In this case, the district argued its operations, including that of numerous groundwater recharge basins, would be adversely affected by the project. The court found the operation of these recharge basins gave CID a special interest in the local groundwater. As a result, the district had a beneficial interest that could be adversely affected by the project. Therefore, the district satisfied the standing requirements necessary to file suit to enforce CEQA.

Application of the Fair Argument Standard

An agency’s decision to certify a negative or mitigated negative declaration is reviewed by courts under the fair argument test. If this test is met, then the declaration is overturned and the agency must prepare and certify an environmental impact report. A fair argument that a particular project may have a significant adverse effect on the environment must be supported by substantial evidence in the administrative record. The city argued the lead agency has discretion to determine whether evidence presented is actually substantial. The court disagreed and noted that whether an administrative record contains sufficient evidence to support a fair argument is a question of law.  Instead, the court found deference to the agency appropriate only for limited issues of credibility.

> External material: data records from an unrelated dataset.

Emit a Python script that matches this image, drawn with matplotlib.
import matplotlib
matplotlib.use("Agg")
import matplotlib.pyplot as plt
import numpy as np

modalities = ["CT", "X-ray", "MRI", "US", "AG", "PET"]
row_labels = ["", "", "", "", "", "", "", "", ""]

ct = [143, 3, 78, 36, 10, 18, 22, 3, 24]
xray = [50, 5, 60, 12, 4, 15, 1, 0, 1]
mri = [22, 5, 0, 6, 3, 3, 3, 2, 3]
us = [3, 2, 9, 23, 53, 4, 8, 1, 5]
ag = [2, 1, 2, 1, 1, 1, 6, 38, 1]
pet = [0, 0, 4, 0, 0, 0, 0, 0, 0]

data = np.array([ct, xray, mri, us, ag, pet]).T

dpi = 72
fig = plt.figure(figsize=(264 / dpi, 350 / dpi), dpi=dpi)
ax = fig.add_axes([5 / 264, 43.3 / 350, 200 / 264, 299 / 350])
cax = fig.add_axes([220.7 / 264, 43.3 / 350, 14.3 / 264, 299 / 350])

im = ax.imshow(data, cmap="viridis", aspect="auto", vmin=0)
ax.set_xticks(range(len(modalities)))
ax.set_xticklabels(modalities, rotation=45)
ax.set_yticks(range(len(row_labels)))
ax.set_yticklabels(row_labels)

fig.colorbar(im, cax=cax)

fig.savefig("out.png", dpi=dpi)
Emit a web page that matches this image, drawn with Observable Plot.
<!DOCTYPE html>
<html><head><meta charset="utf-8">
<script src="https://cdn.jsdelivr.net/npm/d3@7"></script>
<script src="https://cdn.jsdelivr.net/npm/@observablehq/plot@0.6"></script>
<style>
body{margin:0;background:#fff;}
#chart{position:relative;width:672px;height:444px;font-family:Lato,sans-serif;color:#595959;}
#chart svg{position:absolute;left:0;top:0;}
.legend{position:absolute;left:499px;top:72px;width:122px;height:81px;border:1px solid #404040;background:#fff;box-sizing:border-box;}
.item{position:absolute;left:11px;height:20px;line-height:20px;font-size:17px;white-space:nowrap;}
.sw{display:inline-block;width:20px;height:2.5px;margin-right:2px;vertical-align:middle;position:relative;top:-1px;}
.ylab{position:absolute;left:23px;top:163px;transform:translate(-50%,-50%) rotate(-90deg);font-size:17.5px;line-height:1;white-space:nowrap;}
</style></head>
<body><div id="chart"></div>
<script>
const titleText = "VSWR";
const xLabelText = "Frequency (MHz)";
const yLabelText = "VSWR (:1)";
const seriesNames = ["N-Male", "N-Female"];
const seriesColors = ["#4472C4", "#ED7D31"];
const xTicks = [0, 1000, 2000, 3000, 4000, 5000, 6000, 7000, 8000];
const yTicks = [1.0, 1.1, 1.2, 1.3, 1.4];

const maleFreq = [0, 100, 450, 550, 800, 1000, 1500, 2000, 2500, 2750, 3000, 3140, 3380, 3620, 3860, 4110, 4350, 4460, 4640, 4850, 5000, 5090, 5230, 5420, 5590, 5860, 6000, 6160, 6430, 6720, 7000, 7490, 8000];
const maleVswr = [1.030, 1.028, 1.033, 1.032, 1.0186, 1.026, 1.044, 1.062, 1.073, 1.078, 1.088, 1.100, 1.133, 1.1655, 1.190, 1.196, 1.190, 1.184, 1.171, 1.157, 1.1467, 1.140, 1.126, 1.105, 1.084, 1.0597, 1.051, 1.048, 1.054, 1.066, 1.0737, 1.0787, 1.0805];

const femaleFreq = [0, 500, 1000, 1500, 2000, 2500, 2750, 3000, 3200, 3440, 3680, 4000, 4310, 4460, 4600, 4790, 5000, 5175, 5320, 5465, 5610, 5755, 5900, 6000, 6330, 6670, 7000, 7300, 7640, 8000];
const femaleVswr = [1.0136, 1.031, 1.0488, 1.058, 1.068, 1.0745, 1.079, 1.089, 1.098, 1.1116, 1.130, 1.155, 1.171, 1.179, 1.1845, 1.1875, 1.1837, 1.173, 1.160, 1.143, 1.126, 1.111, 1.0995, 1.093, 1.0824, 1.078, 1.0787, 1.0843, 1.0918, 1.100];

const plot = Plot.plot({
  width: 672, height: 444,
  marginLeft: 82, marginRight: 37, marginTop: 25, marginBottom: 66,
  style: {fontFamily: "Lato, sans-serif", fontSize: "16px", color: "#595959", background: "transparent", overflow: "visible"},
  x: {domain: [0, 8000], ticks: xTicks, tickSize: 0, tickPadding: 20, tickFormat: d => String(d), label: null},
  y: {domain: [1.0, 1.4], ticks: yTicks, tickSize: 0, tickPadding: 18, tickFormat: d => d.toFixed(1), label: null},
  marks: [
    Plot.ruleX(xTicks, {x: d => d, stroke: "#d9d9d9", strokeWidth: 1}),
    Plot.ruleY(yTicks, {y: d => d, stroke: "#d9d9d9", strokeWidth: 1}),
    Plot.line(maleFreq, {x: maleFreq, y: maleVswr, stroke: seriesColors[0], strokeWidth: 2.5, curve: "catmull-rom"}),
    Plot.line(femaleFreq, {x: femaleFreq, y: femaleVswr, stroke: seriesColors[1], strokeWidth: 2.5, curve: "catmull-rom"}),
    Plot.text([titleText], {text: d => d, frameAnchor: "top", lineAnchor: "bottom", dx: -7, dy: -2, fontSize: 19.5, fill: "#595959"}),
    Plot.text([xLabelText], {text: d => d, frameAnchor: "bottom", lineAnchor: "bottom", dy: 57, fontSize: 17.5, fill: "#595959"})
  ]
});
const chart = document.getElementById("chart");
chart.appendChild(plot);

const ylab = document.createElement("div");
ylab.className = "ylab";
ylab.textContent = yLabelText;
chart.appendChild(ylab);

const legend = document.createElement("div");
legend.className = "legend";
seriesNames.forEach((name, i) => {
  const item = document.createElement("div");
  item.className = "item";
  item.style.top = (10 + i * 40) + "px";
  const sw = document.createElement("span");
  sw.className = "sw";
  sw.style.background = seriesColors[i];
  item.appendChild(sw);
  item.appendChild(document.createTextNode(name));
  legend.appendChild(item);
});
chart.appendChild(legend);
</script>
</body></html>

To support rejecting evidence for lack of credibility, an agency must identify that evidence with sufficient particularity to allow a reviewing court to determine if there were actually disputed issues of credibility. The court determined this was an appropriate requirement to prevent post hoc rationalization by the agency. In this case, the city could provide no citations to the administrative record showing any decision-maker questioned the credibility of any evidence presented. Therefore, court declined to defer to the city when reviewing the record to determine if it supported a fair argument that the project would cause significant adverse impacts.

Conclusion

This case further illustrates the difficulty lead agencies can face in defending MNDs. It also indicates that it is important for agencies to identify and discuss the reasons they believe presented evidence may not be credible. If an agency fails to do this, a court is likely to dismiss subsequently presented credibility challenges as simply post hoc rationalization.

In addition, an agency’s beneficial interest in CEQA proceedings extends not only to just the natural resources over which the agency has direct jurisdiction, but also those which have some relation or connection to the jurisdictional resource areas.